My experience with Rex has been that he can be up to 2 weeks late shipping stuff out.


----------



## Seattle_Aquarist (Mar 7, 2008)

Hi leolucido,

Rex has had some medical issues in the last few weeks. I know because I sent Rex an order on 6/18/08 and received it about July 3rd. I just checked the order update on his forum and it looks like several orders shipped around 7/11/08. Here is the link to his update. 
http://www.rexgrigg.com/phpBB2/viewtopic.php?f=6&t=164
I have ordered from Rex several times for CO2 equipment and ferts and have always received what was ordered, I just allow a little extra time =).


----------



## davemonkey (Mar 29, 2008)

I wouldn't start to worry about an item not being shipped until it's been a couple weeks. Then, email or pm and give a day or two for a response.


----------



## leolucido (May 23, 2008)

mott said:


> Have you tried pming or emailing him before bringing this public?

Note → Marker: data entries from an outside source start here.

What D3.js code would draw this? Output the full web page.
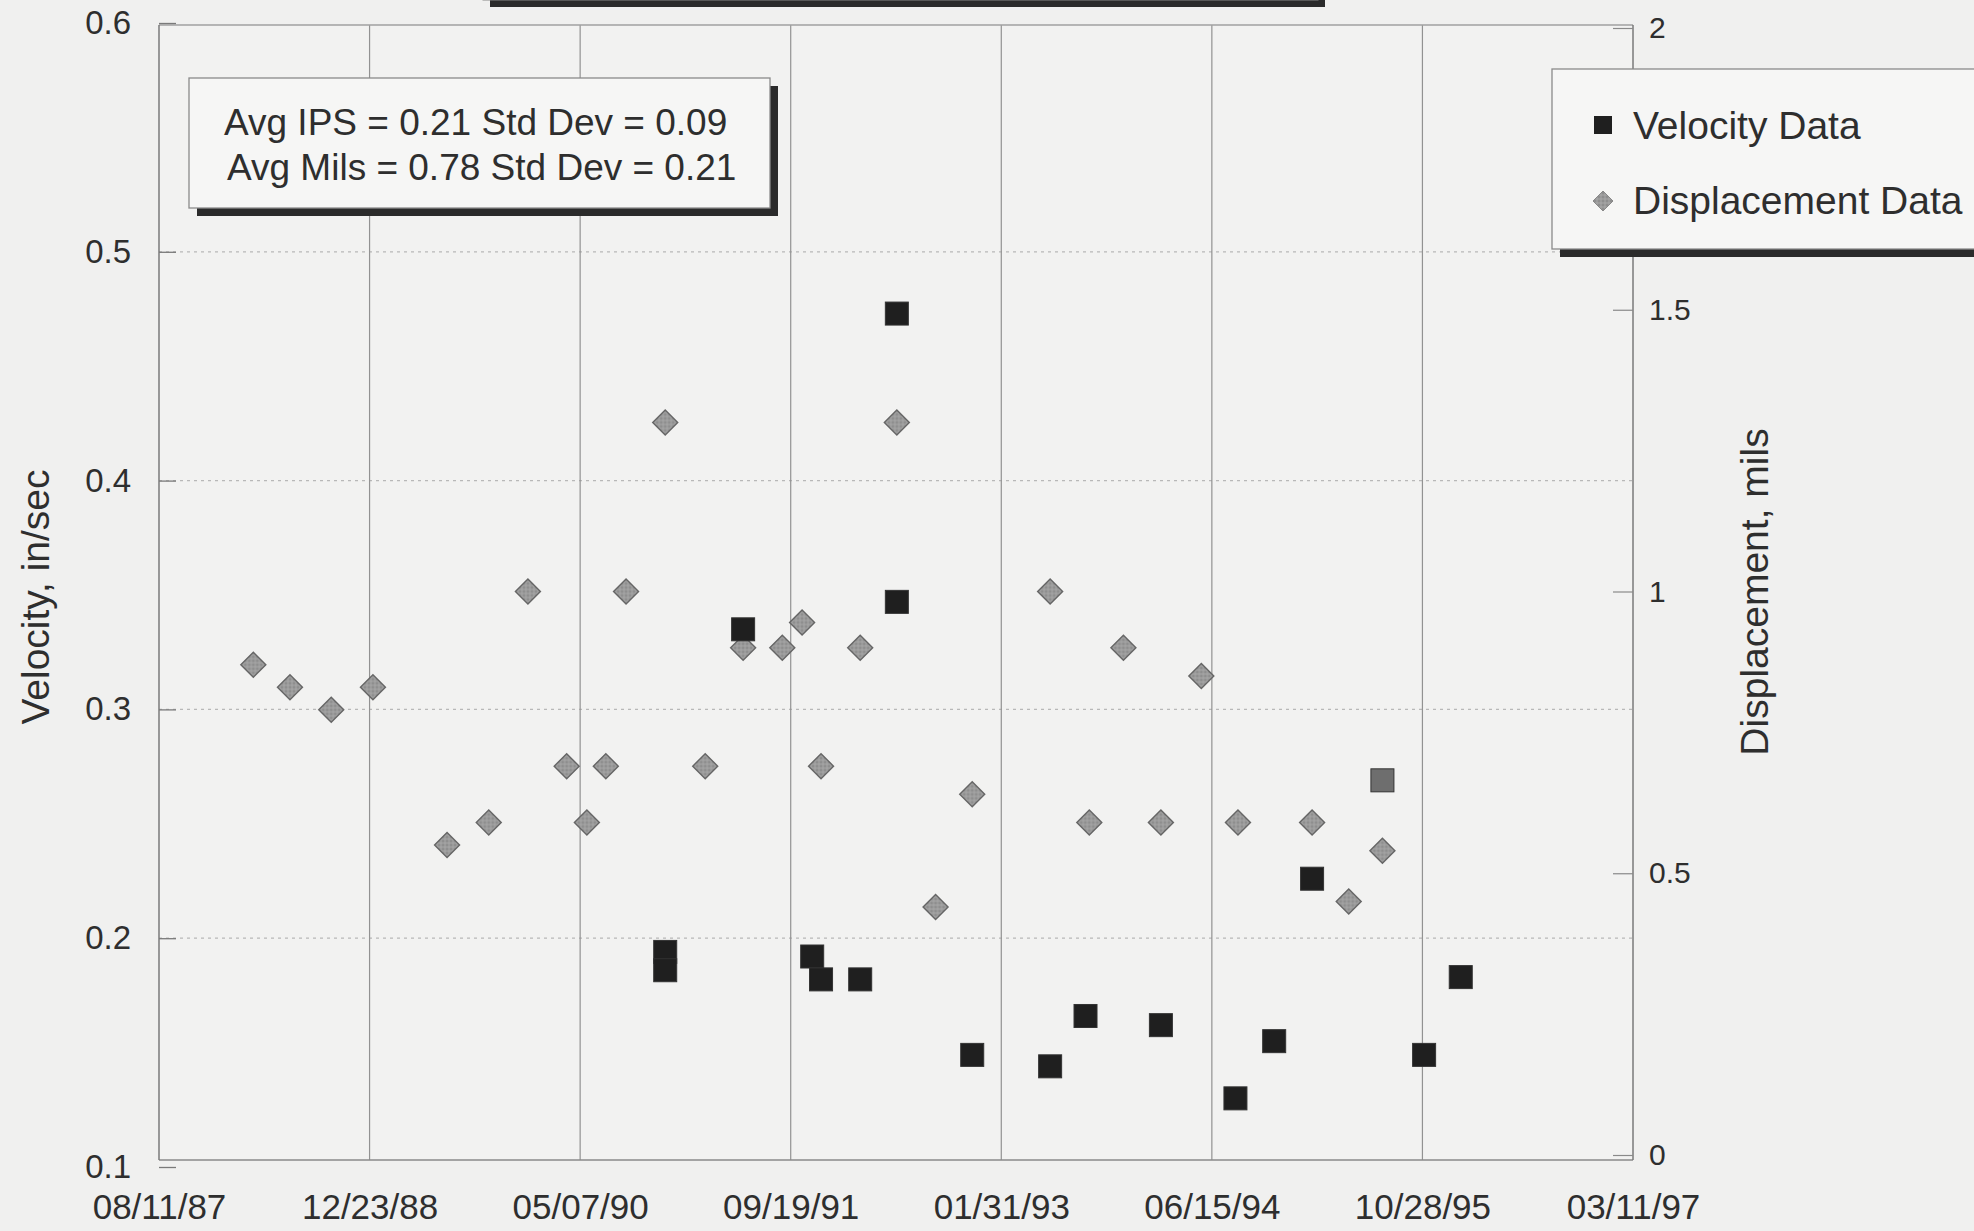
<!DOCTYPE html>
<html>
<head>
<meta charset="utf-8">
<script src="https://cdn.jsdelivr.net/npm/d3@7"></script>
<style>
  html, body { margin: 0; padding: 0; background: #f0f0ef; overflow: hidden; }
  svg { display: block; }
  text { font-family: "Liberation Sans", Arial, sans-serif; fill: #2e2e2e; }
</style>
</head>
<body>
<svg id="chart" width="1974" height="1231"></svg>
<script>
// ---------------- DATA ----------------
const xTickLabels = ["08/11/87", "12/23/88", "05/07/90", "09/19/91", "01/31/93", "06/15/94", "10/28/95", "03/11/97"];
const leftTicks = [0.1, 0.2, 0.3, 0.4, 0.5, 0.6];
const rightTicks = [0, 0.5, 1, 1.5, 2];

const velocityDates = [
  "1990-11-25", "1990-11-25", "1991-05-29", "1991-11-09", "1991-11-30", "1992-03-02",
  "1992-05-28", "1992-05-28", "1992-11-23", "1993-05-27", "1993-08-19", "1994-02-14",
  "1994-08-10", "1994-11-10", "1995-02-08", "1995-07-25", "1995-11-01", "1996-01-27"
];
const velocityValues = [
  0.194, 0.186, 0.335, 0.192, 0.182, 0.182,
  0.473, 0.347, 0.149, 0.144, 0.166, 0.162,
  0.130, 0.155, 0.226, 0.269, 0.149, 0.183
];

const displacementDates = [
  "1988-03-22", "1988-06-17", "1988-09-23", "1988-12-31", "1989-06-25", "1989-10-02",
  "1990-01-03", "1990-04-05", "1990-05-23", "1990-07-07", "1990-08-24", "1990-11-25",
  "1991-02-28", "1991-05-29", "1991-08-30", "1991-10-16", "1991-11-30", "1992-03-02",
  "1992-05-28", "1992-08-28", "1992-11-23", "1993-05-27", "1993-08-28", "1993-11-17",
  "1994-02-14", "1994-05-21", "1994-08-16", "1995-02-08", "1995-05-06", "1995-07-25"
];
const displacementValues = [
  0.87, 0.83, 0.79, 0.83, 0.55, 0.59,
  1.00, 0.69, 0.59, 0.69, 1.00, 1.30,
  0.69, 0.90, 0.90, 0.945, 0.69, 0.90,
  1.30, 0.44, 0.64, 1.00, 0.59, 0.90,
  0.59, 0.85, 0.59, 0.59, 0.45, 0.54
];

const statsLines = ["Avg IPS = 0.21 Std Dev = 0.09", "Avg Mils = 0.78 Std Dev = 0.21"];
const seriesNames = ["Velocity Data", "Displacement Data"];
const leftTitle = "Velocity, in/sec";
const rightTitle = "Displacement, mils";

// ---------------- LAYOUT ----------------
const svg = d3.select("#chart");
const parseISO = d3.utcParse("%Y-%m-%d");
const parseTick = d3.utcParse("%m/%d/%y");
const fmtTick = d3.utcFormat("%m/%d/%y");
const tickDates = xTickLabels.map(parseTick);

const plot = { left: 159, right: 1633, top: 25, bottom: 1160 };

const x = d3.scaleUtc()
  .domain([tickDates[0], tickDates[tickDates.length - 1]])
  .range([plot.left, plot.right]);
const yL = d3.scaleLinear().domain([0.1, 0.6]).range([1167, 23]);
const yR = d3.scaleLinear().domain([0, 2]).range([1155, 28]);

// plot frame background
svg.append("rect")
  .attr("x", plot.left).attr("y", plot.top)
  .attr("width", plot.right - plot.left).attr("height", plot.bottom - plot.top)
  .attr("fill", "#f2f2f1");

// horizontal gridlines (faint, dotted)
svg.append("g").selectAll("line")
  .data(leftTicks.filter(d => d > 0.1 && d < 0.6))
  .join("line")
  .attr("x1", plot.left).attr("x2", plot.right)
  .attr("y1", d => yL(d)).attr("y2", d => yL(d))
  .attr("stroke", "#b8b8b8").attr("stroke-width", 1.2)
  .attr("stroke-dasharray", "3,4");

// vertical gridlines
svg.append("g").selectAll("line")
  .data(tickDates.slice(1, -1))
  .join("line")
  .attr("x1", d => x(d)).attr("x2", d => x(d))
  .attr("y1", plot.top).attr("y2", plot.bottom)
  .attr("stroke", "#929292").attr("stroke-width", 1.2);

// frame lines
svg.append("line").attr("x1", plot.left).attr("x2", plot.right)
  .attr("y1", plot.top).attr("y2", plot.top)
  .attr("stroke", "#a0a0a0").attr("stroke-width", 1.3);
svg.append("line").attr("x1", plot.left).attr("x2", plot.right)
  .attr("y1", plot.bottom).attr("y2", plot.bottom)
  .attr("stroke", "#8a8a8a").attr("stroke-width", 1.5);

// left axis
const gL = svg.append("g").attr("transform", `translate(${plot.left},0)`)
  .call(d3.axisLeft(yL).tickValues(leftTicks).tickFormat(d3.format(".1f"))
    .tickSizeInner(-17).tickSizeOuter(0).tickPadding(28));
gL.select(".domain").attr("stroke", "#7a7a7a").attr("stroke-width", 1.5)
  .attr("d", `M0,${plot.top}V${plot.bottom}`);
gL.selectAll(".tick line").attr("stroke", "#7a7a7a").attr("stroke-width", 1.3);
gL.selectAll(".tick text").attr("font-size", 33).attr("fill", "#333")
  .style("font-family", '"Liberation Sans", Arial, sans-serif');

// right axis
const gR = svg.append("g").attr("transform", `translate(${plot.right},0)`)
  .call(d3.axisRight(yR).tickValues(rightTicks).tickFormat(d => String(d))
    .tickSizeInner(-20).tickSizeOuter(0).tickPadding(16));
gR.select(".domain").attr("stroke", "#7a7a7a").attr("stroke-width", 1.5)
  .attr("d", `M0,${plot.top}V${plot.bottom}`);
gR.selectAll(".tick line").attr("stroke", "#8a8a8a").attr("stroke-width", 1.2);
gR.selectAll(".tick text").attr("font-size", 30).attr("fill", "#333")
  .style("font-family", '"Liberation Sans", Arial, sans-serif');

// bottom axis
const gB = svg.append("g").attr("transform", `translate(0,${plot.bottom})`)
  .call(d3.axisBottom(x).tickValues(tickDates).tickFormat(fmtTick)
    .tickSize(0).tickPadding(34));
gB.select(".domain").remove();
gB.selectAll(".tick text").attr("font-size", 35).attr("fill", "#333")
  .style("font-family", '"Liberation Sans", Arial, sans-serif');

// axis titles
svg.append("text")
  .attr("transform", "translate(35,597) rotate(-90)")
  .attr("text-anchor", "middle").attr("dominant-baseline", "central")
  .attr("font-size", 39).attr("fill", "#333")
  .text(leftTitle);
svg.append("text")
  .attr("transform", "translate(1754,592) rotate(-90)")
  .attr("text-anchor", "middle").attr("dominant-baseline", "central")
  .attr("font-size", 39).attr("fill", "#333")
  .text(rightTitle);

// ---------------- MARKS ----------------
const defs = svg.append("defs");
const pat = defs.append("pattern").attr("id", "hatch")
  .attr("width", 4).attr("height", 4).attr("patternUnits", "userSpaceOnUse");
pat.append("rect").attr("width", 4).attr("height", 4).attr("fill", "#8e8e8e");
pat.append("path").attr("d", "M0,2H4M2,0V4").attr("stroke", "#a9a9a9").attr("stroke-width", 1);

const dispData = displacementDates.map((d, i) => ({ date: parseISO(d), value: displacementValues[i] }));
const velData = velocityDates.map((d, i) => ({ date: parseISO(d), value: velocityValues[i] }));

const dSize = 12.5; // half-diagonal
svg.append("g").selectAll("path")
  .data(dispData)
  .join("path")
  .attr("transform", d => `translate(${x(d.date)},${yR(d.value)})`)
  .attr("d", `M0,${-dSize}L${dSize},0L0,${dSize}L${-dSize},0Z`)
  .attr("fill", "url(#hatch)").attr("stroke", "#666").attr("stroke-width", 1.4);

const sq = 23;
svg.append("g").selectAll("rect")
  .data(velData)
  .join("rect")
  .attr("x", d => x(d.date) - sq / 2)
  .attr("y", d => yL(d.value) - sq / 2)
  .attr("width", sq).attr("height", sq)
  .attr("fill", (d, i) => i === 15 ? "#6e6e6e" : "#1f1f1f")
  .attr("stroke", "#333").attr("stroke-width", 1);

// ---------------- BOXES ----------------
// top (cut-off) title box shadow
svg.append("rect").attr("x", 490).attr("y", -73).attr("width", 835).attr("height", 80).attr("fill", "#2b2b2b");
svg.append("rect").attr("x", 483).attr("y", -80).attr("width", 835).attr("height", 80)
  .attr("fill", "#f4f4f3").attr("stroke", "#888");

// stats box
svg.append("rect").attr("x", 197).attr("y", 86).attr("width", 581).attr("height", 130).attr("fill", "#2b2b2b");
svg.append("rect").attr("x", 189).attr("y", 78).attr("width", 581).attr("height", 130)
  .attr("fill", "#f6f6f5").attr("stroke", "#8a8a8a").attr("stroke-width", 1.3);
svg.append("g").selectAll("text")
  .data(statsLines)
  .join("text")
  .attr("x", (d, i) => 224 + i * 3)
  .attr("y", (d, i) => 135 + i * 45)
  .attr("font-size", 37).attr("fill", "#2a2a2a")
  .text(d => d);

// legend box
svg.append("rect").attr("x", 1560).attr("y", 77).attr("width", 500).attr("height", 180).attr("fill", "#2b2b2b");
svg.append("rect").attr("x", 1552).attr("y", 69).attr("width", 500).attr("height", 180)
  .attr("fill", "#f6f6f5").attr("stroke", "#8a8a8a").attr("stroke-width", 1.3);

const legend = svg.append("g");
legend.append("rect").attr("x", 1594).attr("y", 116).attr("width", 18).attr("height", 18)
  .attr("fill", "#1f1f1f");
legend.append("path").attr("transform", "translate(1603,201)")
  .attr("d", "M0,-10L10,0L0,10L-10,0Z")
  .attr("fill", "url(#hatch)").attr("stroke", "#888").attr("stroke-width", 1);
legend.selectAll("text")
  .data(seriesNames)
  .join("text")
  .attr("x", 1633)
  .attr("y", (d, i) => 125 + i * 75)
  .attr("dominant-baseline", "central")
  .attr("font-size", 39).attr("fill", "#2a2a2a")
  .text(d => d);
</script>
</body>
</html>
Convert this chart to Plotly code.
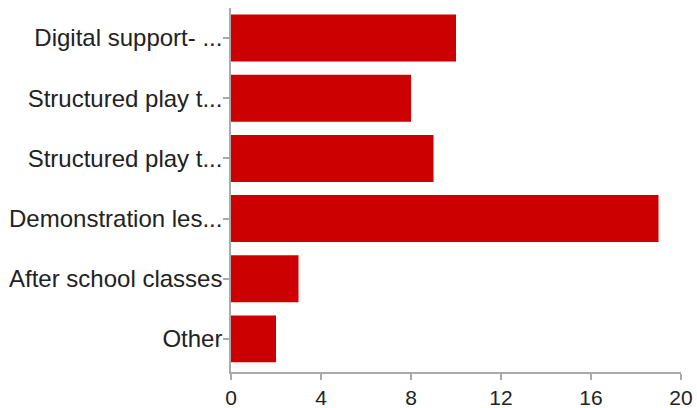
import plotly.graph_objects as go

labels = ["Digital support- ...", "Structured play t...", "Structured play t...",
          "Demonstration les...", "After school classes", "Other"]
values = [10, 8, 9, 19, 3, 2]
positions = list(range(len(labels)))
x_ticks = [0, 4, 8, 12, 16, 20]

fig = go.Figure(go.Bar(
    x=values, y=positions, orientation="h",
    marker=dict(color="#CC0000", line=dict(width=0)),
    width=0.78,
))

fig.update_layout(
    width=697, height=408,
    margin=dict(l=231, r=16, t=8, b=36, pad=0),
    paper_bgcolor="white", plot_bgcolor="white",
    font=dict(family="Liberation Sans, Arial, sans-serif", size=24, color="#222222"),
    showlegend=False,
    bargap=0.2,
)
fig.update_xaxes(
    range=[0, 20], tickvals=x_ticks, showgrid=False, zeroline=False,
    showline=True, linecolor="#AAAAAA", linewidth=1.5,
    ticks="outside", ticklen=6, tickcolor="#AAAAAA", tickwidth=1.5,
    tickfont=dict(size=21), automargin=False,
)
fig.update_yaxes(
    range=[5.55, -0.5], tickvals=positions, ticktext=labels,
    showgrid=False, zeroline=False,
    showline=True, linecolor="#AAAAAA", linewidth=1.5,
    ticks="outside", ticklen=6, tickcolor="#AAAAAA", tickwidth=1.5,
    tickfont=dict(size=24), automargin=False, ticklabelstandoff=-4,
)

fig.write_html(
    "out.html",
    config={"displayModeBar": False},
    post_script="document.body.style.margin='0';document.body.style.overflow='hidden';",
)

I did, 3 times via email, once in his message board in his website and even Paypal. Now that I know he might be sick, I'll cut him some slack. I understand that Rex normally wouldn't just dissapear out of nowhere.


----------



## Newt (Apr 1, 2004)

I'm surprised.
I have had great results with fast shipments from Rexx.
Did you remember to include ALL pertinent info?
As others have mentioned, there may be a personal issue we are unaware of.
Good Luck, I am sure he will deliver the goods.


----------



## Left C (Jun 14, 2005)

I know that Rex's doctor fussed at him for working so many hours each week. His doctor put his foot down! Rex is doing the best that he can. He has helped many of us with our hobby. Please be patient or simply leave friendly reminders.

http://rexgrigg.com/phpBB2/viewtopic.php?f=6&t=164


----------



## Robert Hudson (Feb 5, 2004)

Since Rex rarely comes to this forum, I would think you would want to post this on plantedtank.net rather than here. It won't do you much good here if he never reads it.


----------



## Left C (Jun 14, 2005)

This is Rex's:
Contact - http://www.rexgrigg.com/contact.html
Forum - http://rexgrigg.com/phpBB2/index.php


----------